— Begin —

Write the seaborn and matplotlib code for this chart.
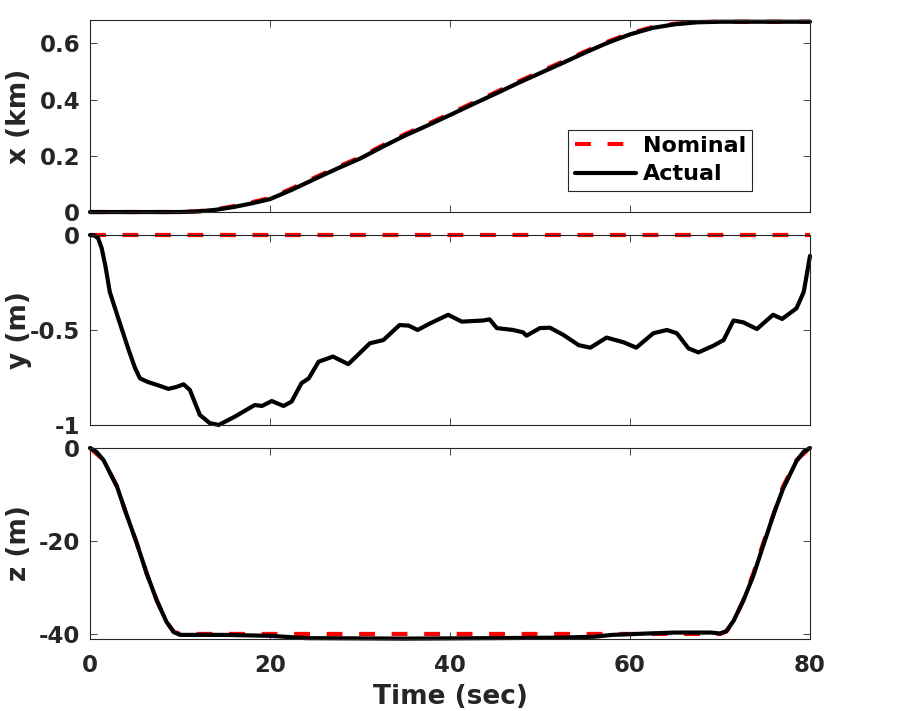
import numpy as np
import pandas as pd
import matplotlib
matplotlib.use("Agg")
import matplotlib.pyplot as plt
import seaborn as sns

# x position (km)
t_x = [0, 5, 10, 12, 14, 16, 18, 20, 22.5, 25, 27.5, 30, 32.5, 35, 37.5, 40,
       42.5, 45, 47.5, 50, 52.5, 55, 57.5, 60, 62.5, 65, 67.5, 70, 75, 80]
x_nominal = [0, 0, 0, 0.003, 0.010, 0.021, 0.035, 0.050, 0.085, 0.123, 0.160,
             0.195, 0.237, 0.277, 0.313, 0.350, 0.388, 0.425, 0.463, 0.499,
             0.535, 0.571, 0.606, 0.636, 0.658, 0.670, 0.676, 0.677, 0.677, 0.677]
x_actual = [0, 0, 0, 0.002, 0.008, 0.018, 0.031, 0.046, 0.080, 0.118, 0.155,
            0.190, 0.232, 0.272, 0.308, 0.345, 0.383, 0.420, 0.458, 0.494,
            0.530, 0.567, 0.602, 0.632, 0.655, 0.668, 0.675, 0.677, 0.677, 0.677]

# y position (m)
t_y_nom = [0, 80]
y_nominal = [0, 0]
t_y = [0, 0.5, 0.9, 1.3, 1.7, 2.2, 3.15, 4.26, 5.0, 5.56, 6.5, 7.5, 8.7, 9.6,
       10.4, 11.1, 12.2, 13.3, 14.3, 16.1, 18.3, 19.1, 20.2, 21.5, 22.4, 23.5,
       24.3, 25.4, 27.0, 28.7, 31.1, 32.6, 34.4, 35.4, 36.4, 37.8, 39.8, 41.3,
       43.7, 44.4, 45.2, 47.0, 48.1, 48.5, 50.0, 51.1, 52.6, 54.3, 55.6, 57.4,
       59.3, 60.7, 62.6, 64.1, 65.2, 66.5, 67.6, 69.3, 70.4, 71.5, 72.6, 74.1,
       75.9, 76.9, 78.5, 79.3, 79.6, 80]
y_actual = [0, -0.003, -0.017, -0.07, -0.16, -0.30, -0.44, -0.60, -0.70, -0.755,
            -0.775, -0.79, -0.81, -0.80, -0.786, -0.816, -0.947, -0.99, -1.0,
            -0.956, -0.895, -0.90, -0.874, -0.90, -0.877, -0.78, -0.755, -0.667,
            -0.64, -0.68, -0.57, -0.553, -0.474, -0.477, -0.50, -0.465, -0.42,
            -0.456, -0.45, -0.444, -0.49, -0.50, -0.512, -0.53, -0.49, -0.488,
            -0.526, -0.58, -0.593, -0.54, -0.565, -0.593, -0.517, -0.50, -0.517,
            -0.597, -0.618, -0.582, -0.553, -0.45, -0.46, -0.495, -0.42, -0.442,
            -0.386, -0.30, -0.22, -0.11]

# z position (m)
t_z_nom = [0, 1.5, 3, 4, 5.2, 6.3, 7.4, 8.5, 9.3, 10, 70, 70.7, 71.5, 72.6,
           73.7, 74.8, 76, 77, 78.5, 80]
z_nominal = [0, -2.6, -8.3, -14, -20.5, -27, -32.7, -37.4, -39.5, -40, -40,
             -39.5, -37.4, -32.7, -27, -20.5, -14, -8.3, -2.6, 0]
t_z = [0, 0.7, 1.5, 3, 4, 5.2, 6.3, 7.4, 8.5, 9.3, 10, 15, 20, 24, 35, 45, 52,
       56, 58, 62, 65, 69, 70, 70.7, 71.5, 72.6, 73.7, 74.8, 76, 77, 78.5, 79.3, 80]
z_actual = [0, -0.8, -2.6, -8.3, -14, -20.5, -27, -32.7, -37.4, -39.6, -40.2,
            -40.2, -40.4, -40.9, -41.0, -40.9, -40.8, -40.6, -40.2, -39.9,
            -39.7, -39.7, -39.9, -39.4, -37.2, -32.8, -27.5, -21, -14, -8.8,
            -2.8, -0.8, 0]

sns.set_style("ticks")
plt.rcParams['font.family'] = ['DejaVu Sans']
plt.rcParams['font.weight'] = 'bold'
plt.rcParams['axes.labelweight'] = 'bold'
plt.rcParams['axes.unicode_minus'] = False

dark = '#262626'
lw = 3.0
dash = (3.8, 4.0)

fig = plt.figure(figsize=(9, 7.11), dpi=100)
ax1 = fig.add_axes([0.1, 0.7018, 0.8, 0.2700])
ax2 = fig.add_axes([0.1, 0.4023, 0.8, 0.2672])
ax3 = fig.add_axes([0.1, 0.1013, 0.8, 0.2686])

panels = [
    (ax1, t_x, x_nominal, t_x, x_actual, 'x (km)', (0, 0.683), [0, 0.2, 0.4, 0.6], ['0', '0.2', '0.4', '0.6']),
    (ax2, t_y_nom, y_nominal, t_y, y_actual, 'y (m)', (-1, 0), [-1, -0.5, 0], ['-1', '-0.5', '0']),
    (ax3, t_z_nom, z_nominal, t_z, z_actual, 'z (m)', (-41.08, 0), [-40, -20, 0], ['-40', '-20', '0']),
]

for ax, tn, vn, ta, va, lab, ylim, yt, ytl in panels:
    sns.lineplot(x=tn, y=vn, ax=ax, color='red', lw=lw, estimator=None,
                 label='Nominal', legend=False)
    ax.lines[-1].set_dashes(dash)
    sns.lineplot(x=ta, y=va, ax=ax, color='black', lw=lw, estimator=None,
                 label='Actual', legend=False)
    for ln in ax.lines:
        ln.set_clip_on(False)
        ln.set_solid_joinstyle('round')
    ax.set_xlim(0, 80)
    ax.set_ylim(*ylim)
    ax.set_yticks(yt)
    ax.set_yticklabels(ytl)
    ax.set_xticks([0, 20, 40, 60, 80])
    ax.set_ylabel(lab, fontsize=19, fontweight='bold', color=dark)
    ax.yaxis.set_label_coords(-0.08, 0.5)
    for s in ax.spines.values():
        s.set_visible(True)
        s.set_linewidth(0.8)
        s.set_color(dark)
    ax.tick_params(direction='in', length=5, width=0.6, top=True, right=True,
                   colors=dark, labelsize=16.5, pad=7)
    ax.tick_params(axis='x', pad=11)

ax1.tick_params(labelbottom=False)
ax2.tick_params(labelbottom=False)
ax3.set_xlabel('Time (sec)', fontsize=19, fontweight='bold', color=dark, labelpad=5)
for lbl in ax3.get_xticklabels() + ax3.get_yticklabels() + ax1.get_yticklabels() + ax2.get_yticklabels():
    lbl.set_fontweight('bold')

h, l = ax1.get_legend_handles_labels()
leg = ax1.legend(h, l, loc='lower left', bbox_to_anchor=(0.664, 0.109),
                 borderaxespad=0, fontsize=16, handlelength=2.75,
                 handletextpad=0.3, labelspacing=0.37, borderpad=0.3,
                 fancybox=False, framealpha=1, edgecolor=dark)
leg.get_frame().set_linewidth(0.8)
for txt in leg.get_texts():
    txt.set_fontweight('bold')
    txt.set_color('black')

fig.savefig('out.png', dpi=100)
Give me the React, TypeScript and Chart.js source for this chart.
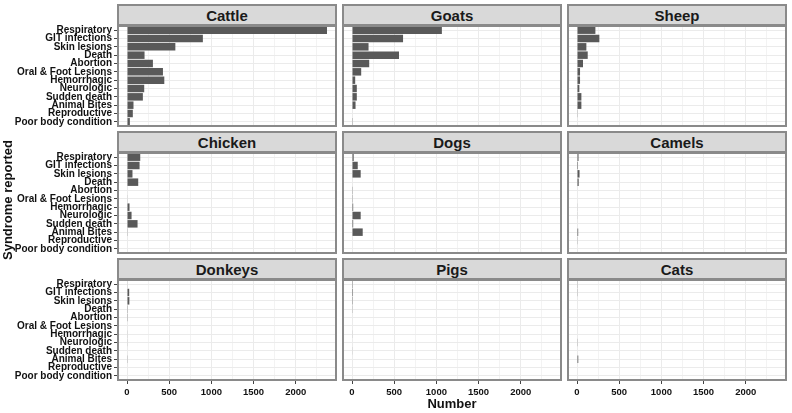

— End —

■ **Do this**
Copy nothing but the lines from the top of the data down to the line containing "0.675, 0.677, 0.677, 0.677]", and leave the pictures out.

■ **Answer to this exercise**
Write the seaborn and matplotlib code for this chart.
import numpy as np
import pandas as pd
import matplotlib
matplotlib.use("Agg")
import matplotlib.pyplot as plt
import seaborn as sns

# x position (km)
t_x = [0, 5, 10, 12, 14, 16, 18, 20, 22.5, 25, 27.5, 30, 32.5, 35, 37.5, 40,
       42.5, 45, 47.5, 50, 52.5, 55, 57.5, 60, 62.5, 65, 67.5, 70, 75, 80]
x_nominal = [0, 0, 0, 0.003, 0.010, 0.021, 0.035, 0.050, 0.085, 0.123, 0.160,
             0.195, 0.237, 0.277, 0.313, 0.350, 0.388, 0.425, 0.463, 0.499,
             0.535, 0.571, 0.606, 0.636, 0.658, 0.670, 0.676, 0.677, 0.677, 0.677]
x_actual = [0, 0, 0, 0.002, 0.008, 0.018, 0.031, 0.046, 0.080, 0.118, 0.155,
            0.190, 0.232, 0.272, 0.308, 0.345, 0.383, 0.420, 0.458, 0.494,
            0.530, 0.567, 0.602, 0.632, 0.655, 0.668, 0.675, 0.677, 0.677, 0.677]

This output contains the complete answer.